[AIM] Using the listing below, please print exactly the lines from the one with "Rebuild this chart" through the one with "const points = timeValues.map((t, i)". Leave out every picture.

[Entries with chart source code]
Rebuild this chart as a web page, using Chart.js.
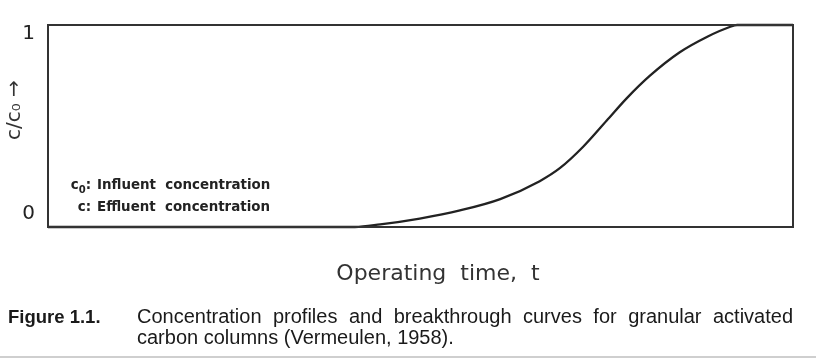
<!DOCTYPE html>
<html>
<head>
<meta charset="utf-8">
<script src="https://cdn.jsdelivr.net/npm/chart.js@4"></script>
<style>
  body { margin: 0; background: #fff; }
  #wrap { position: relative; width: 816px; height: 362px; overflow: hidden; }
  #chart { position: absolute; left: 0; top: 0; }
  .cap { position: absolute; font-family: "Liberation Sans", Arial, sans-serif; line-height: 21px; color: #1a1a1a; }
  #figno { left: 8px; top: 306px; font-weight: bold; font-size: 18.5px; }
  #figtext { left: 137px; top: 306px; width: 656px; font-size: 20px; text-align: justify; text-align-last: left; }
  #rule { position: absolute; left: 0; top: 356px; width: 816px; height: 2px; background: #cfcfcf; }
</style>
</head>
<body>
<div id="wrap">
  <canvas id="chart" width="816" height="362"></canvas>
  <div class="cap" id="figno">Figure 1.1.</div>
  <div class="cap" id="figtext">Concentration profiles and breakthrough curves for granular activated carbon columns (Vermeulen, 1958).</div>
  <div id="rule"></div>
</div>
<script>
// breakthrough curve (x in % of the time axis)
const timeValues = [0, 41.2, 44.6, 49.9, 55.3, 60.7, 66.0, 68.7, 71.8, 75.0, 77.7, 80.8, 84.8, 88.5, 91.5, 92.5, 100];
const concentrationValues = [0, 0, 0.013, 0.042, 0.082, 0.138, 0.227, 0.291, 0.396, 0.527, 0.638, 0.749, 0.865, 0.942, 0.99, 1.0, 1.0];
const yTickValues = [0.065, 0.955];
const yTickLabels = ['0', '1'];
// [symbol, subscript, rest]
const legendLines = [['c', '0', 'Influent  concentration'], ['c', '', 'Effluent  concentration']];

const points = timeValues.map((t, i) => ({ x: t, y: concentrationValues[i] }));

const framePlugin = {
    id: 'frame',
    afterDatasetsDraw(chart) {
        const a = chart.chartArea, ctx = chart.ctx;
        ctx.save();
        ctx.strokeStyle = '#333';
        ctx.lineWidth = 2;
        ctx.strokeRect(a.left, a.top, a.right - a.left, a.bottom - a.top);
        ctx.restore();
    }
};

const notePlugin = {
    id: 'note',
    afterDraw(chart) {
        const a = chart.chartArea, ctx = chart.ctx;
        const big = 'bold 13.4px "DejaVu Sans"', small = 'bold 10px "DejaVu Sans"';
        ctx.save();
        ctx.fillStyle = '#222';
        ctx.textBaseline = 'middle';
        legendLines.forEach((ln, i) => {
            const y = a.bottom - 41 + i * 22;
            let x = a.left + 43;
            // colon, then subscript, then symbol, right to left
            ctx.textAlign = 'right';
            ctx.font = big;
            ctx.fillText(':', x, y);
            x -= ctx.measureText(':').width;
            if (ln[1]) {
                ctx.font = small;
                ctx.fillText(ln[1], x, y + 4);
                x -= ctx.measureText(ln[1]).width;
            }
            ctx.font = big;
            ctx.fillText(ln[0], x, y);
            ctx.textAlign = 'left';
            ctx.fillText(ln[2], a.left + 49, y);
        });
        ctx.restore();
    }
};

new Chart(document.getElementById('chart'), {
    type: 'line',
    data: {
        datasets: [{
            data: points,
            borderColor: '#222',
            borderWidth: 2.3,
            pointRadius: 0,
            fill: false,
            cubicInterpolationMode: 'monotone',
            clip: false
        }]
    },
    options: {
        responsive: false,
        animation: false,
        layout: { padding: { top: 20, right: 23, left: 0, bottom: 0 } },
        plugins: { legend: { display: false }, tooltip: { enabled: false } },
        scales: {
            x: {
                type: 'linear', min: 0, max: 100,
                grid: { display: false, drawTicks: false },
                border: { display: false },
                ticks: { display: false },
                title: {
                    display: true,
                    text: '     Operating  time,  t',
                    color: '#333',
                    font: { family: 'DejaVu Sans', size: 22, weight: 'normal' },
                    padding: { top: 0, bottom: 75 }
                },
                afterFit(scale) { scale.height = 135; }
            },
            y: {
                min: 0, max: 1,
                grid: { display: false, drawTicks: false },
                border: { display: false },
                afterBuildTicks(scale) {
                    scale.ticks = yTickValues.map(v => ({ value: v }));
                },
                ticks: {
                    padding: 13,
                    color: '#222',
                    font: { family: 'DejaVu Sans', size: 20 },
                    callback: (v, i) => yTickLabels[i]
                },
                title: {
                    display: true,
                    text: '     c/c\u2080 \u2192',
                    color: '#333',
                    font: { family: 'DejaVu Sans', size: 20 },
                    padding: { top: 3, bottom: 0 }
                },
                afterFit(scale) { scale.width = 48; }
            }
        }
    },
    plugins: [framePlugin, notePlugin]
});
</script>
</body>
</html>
* * *
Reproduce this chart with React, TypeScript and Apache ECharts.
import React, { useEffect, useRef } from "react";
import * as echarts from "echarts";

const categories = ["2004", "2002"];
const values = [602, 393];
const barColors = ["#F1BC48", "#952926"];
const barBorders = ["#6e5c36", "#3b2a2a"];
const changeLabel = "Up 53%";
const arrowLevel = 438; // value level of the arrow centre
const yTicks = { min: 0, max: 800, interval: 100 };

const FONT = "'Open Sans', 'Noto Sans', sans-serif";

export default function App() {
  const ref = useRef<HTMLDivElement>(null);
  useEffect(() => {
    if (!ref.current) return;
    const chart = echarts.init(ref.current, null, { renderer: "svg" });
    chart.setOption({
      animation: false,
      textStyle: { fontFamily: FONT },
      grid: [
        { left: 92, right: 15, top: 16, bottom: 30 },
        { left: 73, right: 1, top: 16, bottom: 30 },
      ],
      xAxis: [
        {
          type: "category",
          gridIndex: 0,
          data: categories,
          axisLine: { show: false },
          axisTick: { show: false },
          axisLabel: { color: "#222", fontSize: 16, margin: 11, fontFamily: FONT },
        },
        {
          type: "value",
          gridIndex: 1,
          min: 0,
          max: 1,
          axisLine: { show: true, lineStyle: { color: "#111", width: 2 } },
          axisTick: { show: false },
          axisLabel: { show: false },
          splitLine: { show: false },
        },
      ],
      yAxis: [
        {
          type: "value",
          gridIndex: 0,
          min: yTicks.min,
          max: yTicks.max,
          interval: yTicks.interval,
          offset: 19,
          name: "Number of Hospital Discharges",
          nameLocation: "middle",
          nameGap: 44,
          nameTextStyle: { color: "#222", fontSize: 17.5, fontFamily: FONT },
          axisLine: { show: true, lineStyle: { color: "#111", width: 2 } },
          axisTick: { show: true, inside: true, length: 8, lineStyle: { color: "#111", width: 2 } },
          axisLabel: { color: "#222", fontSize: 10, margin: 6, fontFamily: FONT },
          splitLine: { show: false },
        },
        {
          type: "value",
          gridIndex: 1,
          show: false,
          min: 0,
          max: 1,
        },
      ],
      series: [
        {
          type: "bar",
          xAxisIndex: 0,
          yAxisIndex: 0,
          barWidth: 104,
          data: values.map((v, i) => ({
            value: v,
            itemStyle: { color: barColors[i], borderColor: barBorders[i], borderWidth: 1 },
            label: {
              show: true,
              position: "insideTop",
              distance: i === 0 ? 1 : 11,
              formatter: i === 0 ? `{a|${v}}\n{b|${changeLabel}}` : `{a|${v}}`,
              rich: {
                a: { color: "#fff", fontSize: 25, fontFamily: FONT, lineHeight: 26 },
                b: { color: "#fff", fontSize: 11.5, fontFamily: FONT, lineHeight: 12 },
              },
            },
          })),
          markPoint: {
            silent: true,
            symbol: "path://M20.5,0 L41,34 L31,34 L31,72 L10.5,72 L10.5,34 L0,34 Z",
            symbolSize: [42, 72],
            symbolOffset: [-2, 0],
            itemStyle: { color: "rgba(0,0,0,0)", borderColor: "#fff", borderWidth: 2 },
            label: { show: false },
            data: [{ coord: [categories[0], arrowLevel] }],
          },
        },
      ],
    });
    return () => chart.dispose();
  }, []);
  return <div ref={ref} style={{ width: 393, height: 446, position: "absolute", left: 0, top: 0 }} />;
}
* * *
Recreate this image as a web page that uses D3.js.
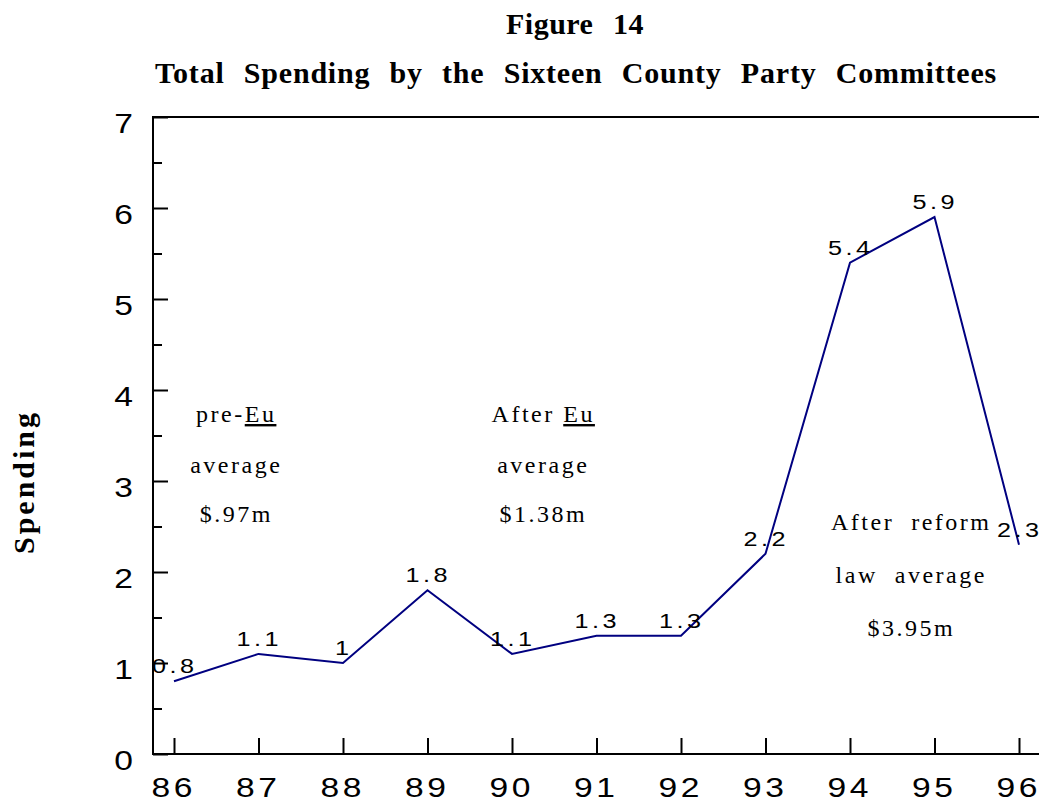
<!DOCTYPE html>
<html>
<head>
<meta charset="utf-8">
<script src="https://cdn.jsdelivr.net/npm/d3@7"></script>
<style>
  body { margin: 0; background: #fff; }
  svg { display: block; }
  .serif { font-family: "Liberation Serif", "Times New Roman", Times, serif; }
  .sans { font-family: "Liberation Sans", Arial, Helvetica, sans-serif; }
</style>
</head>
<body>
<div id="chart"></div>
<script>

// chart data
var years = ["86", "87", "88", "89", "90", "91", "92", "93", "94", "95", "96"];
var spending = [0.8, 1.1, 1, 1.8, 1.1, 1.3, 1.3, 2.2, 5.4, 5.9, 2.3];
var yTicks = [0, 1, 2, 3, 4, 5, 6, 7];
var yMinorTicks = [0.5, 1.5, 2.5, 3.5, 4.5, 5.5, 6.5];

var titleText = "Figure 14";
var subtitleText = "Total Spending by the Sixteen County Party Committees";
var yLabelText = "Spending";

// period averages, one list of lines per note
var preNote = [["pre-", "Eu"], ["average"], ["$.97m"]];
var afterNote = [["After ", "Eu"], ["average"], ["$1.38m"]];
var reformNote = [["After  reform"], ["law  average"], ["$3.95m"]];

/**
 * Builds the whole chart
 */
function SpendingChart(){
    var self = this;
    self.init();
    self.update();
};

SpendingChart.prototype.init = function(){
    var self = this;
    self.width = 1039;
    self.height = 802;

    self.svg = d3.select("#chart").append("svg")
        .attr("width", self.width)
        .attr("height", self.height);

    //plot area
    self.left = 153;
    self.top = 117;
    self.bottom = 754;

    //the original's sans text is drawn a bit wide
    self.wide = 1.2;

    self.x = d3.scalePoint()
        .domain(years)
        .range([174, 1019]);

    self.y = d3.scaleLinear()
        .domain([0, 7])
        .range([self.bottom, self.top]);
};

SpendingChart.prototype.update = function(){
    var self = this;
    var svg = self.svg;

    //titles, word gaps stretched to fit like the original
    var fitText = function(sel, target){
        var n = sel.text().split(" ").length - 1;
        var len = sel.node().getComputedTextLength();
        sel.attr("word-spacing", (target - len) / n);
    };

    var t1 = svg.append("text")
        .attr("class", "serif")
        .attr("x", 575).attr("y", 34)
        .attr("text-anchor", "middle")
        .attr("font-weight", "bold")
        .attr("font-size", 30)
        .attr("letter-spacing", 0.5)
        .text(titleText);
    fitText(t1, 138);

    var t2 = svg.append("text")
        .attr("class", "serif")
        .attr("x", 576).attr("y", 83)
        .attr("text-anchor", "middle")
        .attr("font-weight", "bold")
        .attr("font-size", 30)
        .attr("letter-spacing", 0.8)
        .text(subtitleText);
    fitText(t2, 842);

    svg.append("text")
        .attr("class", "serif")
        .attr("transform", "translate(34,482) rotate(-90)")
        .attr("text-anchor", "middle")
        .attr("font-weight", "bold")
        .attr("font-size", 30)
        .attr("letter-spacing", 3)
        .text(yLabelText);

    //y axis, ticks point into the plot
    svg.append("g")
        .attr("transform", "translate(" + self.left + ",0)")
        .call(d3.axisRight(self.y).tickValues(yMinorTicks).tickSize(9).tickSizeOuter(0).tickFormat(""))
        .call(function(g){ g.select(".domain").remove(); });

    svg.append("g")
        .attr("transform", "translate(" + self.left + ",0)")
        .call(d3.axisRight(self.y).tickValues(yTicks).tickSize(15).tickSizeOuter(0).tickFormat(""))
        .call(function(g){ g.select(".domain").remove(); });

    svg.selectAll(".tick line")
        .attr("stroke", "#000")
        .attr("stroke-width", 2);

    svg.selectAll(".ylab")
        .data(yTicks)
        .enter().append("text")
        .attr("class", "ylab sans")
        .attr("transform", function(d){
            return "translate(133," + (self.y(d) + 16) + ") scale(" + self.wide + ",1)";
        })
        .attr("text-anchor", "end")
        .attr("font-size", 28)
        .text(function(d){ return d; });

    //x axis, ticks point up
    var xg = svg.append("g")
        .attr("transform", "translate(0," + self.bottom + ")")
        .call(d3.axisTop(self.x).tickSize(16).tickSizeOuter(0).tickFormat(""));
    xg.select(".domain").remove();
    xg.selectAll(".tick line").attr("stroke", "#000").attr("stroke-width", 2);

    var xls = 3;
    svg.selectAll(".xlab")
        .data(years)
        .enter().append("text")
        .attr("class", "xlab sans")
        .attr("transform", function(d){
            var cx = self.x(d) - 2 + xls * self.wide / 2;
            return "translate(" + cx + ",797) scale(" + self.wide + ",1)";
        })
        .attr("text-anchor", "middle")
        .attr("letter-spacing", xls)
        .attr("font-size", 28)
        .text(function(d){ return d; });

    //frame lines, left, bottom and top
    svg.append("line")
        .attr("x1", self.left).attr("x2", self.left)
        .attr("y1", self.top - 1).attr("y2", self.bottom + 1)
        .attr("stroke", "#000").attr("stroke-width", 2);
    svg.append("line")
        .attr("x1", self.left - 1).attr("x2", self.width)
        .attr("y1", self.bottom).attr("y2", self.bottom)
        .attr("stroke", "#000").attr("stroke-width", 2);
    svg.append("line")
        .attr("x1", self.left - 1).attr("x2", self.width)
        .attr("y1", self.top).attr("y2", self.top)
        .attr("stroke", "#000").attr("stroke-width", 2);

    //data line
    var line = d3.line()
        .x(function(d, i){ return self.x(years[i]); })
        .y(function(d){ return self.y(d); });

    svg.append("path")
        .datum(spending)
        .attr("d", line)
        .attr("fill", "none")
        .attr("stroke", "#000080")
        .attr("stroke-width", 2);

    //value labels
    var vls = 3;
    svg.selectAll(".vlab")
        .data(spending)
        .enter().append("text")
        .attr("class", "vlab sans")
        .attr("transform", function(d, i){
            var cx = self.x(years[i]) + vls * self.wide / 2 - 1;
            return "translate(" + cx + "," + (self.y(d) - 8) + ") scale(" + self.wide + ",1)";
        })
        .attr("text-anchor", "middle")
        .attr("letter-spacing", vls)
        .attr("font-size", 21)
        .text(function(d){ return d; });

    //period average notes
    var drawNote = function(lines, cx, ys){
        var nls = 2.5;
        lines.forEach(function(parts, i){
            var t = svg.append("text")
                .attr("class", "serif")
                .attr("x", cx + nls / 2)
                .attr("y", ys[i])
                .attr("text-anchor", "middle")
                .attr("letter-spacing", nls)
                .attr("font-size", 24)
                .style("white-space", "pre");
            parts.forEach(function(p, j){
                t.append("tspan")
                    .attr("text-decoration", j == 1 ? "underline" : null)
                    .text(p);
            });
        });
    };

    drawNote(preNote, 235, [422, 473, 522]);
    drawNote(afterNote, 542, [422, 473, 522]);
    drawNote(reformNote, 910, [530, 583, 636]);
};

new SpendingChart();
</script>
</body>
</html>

[TASK RESPONSE]
Rebuild this chart as a web page, using Chart.js.
<!DOCTYPE html>
<html>
<head>
<meta charset="utf-8">
<script src="https://cdn.jsdelivr.net/npm/chart.js@4"></script>
<style>
  body { margin: 0; background: #fff; }
  #wrap { position: relative; width: 816px; height: 362px; overflow: hidden; }
  #chart { position: absolute; left: 0; top: 0; }
  .cap { position: absolute; font-family: "Liberation Sans", Arial, sans-serif; line-height: 21px; color: #1a1a1a; }
  #figno { left: 8px; top: 306px; font-weight: bold; font-size: 18.5px; }
  #figtext { left: 137px; top: 306px; width: 656px; font-size: 20px; text-align: justify; text-align-last: left; }
  #rule { position: absolute; left: 0; top: 356px; width: 816px; height: 2px; background: #cfcfcf; }
</style>
</head>
<body>
<div id="wrap">
  <canvas id="chart" width="816" height="362"></canvas>
  <div class="cap" id="figno">Figure 1.1.</div>
  <div class="cap" id="figtext">Concentration profiles and breakthrough curves for granular activated carbon columns (Vermeulen, 1958).</div>
  <div id="rule"></div>
</div>
<script>
// breakthrough curve (x in % of the time axis)
const timeValues = [0, 41.2, 44.6, 49.9, 55.3, 60.7, 66.0, 68.7, 71.8, 75.0, 77.7, 80.8, 84.8, 88.5, 91.5, 92.5, 100];
const concentrationValues = [0, 0, 0.013, 0.042, 0.082, 0.138, 0.227, 0.291, 0.396, 0.527, 0.638, 0.749, 0.865, 0.942, 0.99, 1.0, 1.0];
const yTickValues = [0.065, 0.955];
const yTickLabels = ['0', '1'];
// [symbol, subscript, rest]
const legendLines = [['c', '0', 'Influent  concentration'], ['c', '', 'Effluent  concentration']];

const points = timeValues.map((t, i) => ({ x: t, y: concentrationValues[i] }));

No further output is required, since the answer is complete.